### What the exercise asks
Set the data down again, exactly as it reads, but without the pictures.

### Information provided

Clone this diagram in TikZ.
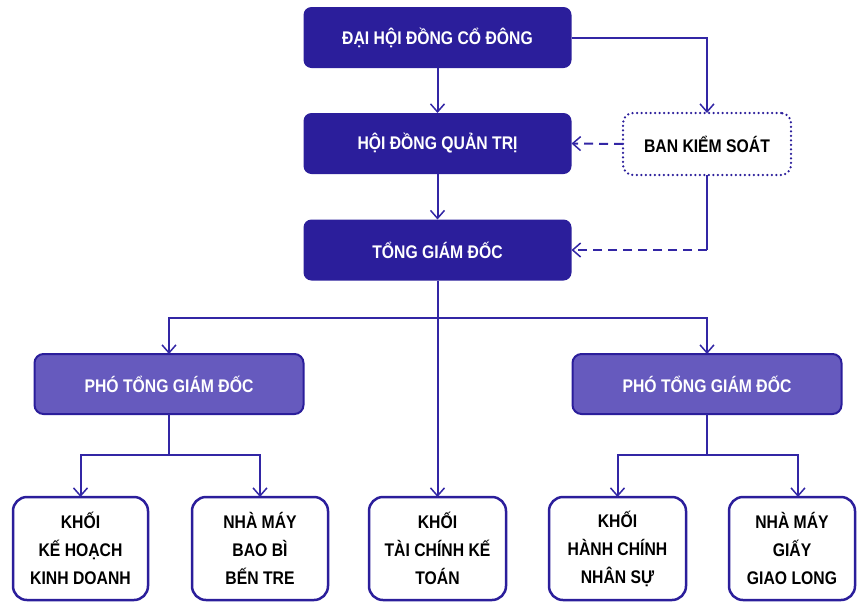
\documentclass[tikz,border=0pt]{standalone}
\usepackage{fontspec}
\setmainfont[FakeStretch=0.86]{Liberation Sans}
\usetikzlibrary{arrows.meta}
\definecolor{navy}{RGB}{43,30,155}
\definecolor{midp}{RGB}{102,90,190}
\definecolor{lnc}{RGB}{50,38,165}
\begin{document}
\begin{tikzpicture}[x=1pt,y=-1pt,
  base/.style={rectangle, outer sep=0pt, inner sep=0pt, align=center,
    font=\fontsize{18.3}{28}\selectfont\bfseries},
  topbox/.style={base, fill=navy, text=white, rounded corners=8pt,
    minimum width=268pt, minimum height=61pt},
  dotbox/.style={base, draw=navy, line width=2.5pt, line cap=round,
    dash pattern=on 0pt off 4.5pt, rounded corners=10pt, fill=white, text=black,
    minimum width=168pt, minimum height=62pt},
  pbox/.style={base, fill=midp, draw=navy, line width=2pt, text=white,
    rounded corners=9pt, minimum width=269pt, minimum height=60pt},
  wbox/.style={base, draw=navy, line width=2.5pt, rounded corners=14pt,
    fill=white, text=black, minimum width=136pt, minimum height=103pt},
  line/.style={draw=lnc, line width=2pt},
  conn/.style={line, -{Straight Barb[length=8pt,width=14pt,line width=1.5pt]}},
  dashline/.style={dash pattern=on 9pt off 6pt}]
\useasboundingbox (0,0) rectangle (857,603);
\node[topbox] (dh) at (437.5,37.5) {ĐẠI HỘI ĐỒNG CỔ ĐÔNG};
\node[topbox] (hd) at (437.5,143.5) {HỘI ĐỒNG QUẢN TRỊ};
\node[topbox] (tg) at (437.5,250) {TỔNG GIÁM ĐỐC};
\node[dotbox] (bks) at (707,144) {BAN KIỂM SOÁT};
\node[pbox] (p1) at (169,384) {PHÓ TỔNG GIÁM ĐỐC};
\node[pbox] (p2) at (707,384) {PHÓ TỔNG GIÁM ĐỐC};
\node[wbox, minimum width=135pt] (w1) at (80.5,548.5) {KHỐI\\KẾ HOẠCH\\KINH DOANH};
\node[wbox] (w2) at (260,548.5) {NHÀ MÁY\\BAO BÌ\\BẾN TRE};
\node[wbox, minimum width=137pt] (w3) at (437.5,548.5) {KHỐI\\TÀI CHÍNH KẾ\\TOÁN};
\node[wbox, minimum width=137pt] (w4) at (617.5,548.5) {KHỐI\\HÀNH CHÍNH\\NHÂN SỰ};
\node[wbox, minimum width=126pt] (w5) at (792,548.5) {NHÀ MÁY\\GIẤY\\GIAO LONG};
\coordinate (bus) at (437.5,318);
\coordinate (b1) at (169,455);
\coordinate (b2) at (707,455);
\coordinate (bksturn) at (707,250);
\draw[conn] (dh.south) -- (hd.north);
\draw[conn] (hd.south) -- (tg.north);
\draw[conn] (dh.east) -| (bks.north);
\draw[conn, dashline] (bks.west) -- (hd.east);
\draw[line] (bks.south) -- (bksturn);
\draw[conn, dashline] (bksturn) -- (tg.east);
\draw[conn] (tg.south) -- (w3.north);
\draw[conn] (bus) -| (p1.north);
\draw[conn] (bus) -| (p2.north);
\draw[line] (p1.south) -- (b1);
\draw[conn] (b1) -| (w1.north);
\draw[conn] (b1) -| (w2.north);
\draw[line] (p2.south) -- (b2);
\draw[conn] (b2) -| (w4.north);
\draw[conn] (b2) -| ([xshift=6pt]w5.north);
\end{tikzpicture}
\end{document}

### Task answer
Clone this diagram in TikZ.
\documentclass[tikz,border=0pt]{standalone}
\usepackage{fontspec}
\setmainfont[FakeStretch=0.86]{Liberation Sans}
\usetikzlibrary{arrows.meta}
\definecolor{navy}{RGB}{43,30,155}
\definecolor{midp}{RGB}{102,90,190}
\definecolor{lnc}{RGB}{50,38,165}
\begin{document}
\begin{tikzpicture}[x=1pt,y=-1pt,
  base/.style={rectangle, outer sep=0pt, inner sep=0pt, align=center,
    font=\fontsize{18.3}{28}\selectfont\bfseries},
  topbox/.style={base, fill=navy, text=white, rounded corners=8pt,
    minimum width=268pt, minimum height=61pt},
  dotbox/.style={base, draw=navy, line width=2.5pt, line cap=round,
    dash pattern=on 0pt off 4.5pt, rounded corners=10pt, fill=white, text=black,
    minimum width=168pt, minimum height=62pt},
  pbox/.style={base, fill=midp, draw=navy, line width=2pt, text=white,
    rounded corners=9pt, minimum width=269pt, minimum height=60pt},
  wbox/.style={base, draw=navy, line width=2.5pt, rounded corners=14pt,
    fill=white, text=black, minimum width=136pt, minimum height=103pt},
  line/.style={draw=lnc, line width=2pt},
  conn/.style={line, -{Straight Barb[length=8pt,width=14pt,line width=1.5pt]}},
  dashline/.style={dash pattern=on 9pt off 6pt}]
\useasboundingbox (0,0) rectangle (857,603);
\node[topbox] (dh) at (437.5,37.5) {ĐẠI HỘI ĐỒNG CỔ ĐÔNG};
\node[topbox] (hd) at (437.5,143.5) {HỘI ĐỒNG QUẢN TRỊ};
\node[topbox] (tg) at (437.5,250) {TỔNG GIÁM ĐỐC};
\node[dotbox] (bks) at (707,144) {BAN KIỂM SOÁT};
\node[pbox] (p1) at (169,384) {PHÓ TỔNG GIÁM ĐỐC};
\node[pbox] (p2) at (707,384) {PHÓ TỔNG GIÁM ĐỐC};
\node[wbox, minimum width=135pt] (w1) at (80.5,548.5) {KHỐI\\KẾ HOẠCH\\KINH DOANH};
\node[wbox] (w2) at (260,548.5) {NHÀ MÁY\\BAO BÌ\\BẾN TRE};
\node[wbox, minimum width=137pt] (w3) at (437.5,548.5) {KHỐI\\TÀI CHÍNH KẾ\\TOÁN};
\node[wbox, minimum width=137pt] (w4) at (617.5,548.5) {KHỐI\\HÀNH CHÍNH\\NHÂN SỰ};
\node[wbox, minimum width=126pt] (w5) at (792,548.5) {NHÀ MÁY\\GIẤY\\GIAO LONG};
\coordinate (bus) at (437.5,318);
\coordinate (b1) at (169,455);
\coordinate (b2) at (707,455);
\coordinate (bksturn) at (707,250);
\draw[conn] (dh.south) -- (hd.north);
\draw[conn] (hd.south) -- (tg.north);
\draw[conn] (dh.east) -| (bks.north);
\draw[conn, dashline] (bks.west) -- (hd.east);
\draw[line] (bks.south) -- (bksturn);
\draw[conn, dashline] (bksturn) -- (tg.east);
\draw[conn] (tg.south) -- (w3.north);
\draw[conn] (bus) -| (p1.north);
\draw[conn] (bus) -| (p2.north);
\draw[line] (p1.south) -- (b1);
\draw[conn] (b1) -| (w1.north);
\draw[conn] (b1) -| (w2.north);
\draw[line] (p2.south) -- (b2);
\draw[conn] (b2) -| (w4.north);
\draw[conn] (b2) -| ([xshift=6pt]w5.north);
\end{tikzpicture}
\end{document}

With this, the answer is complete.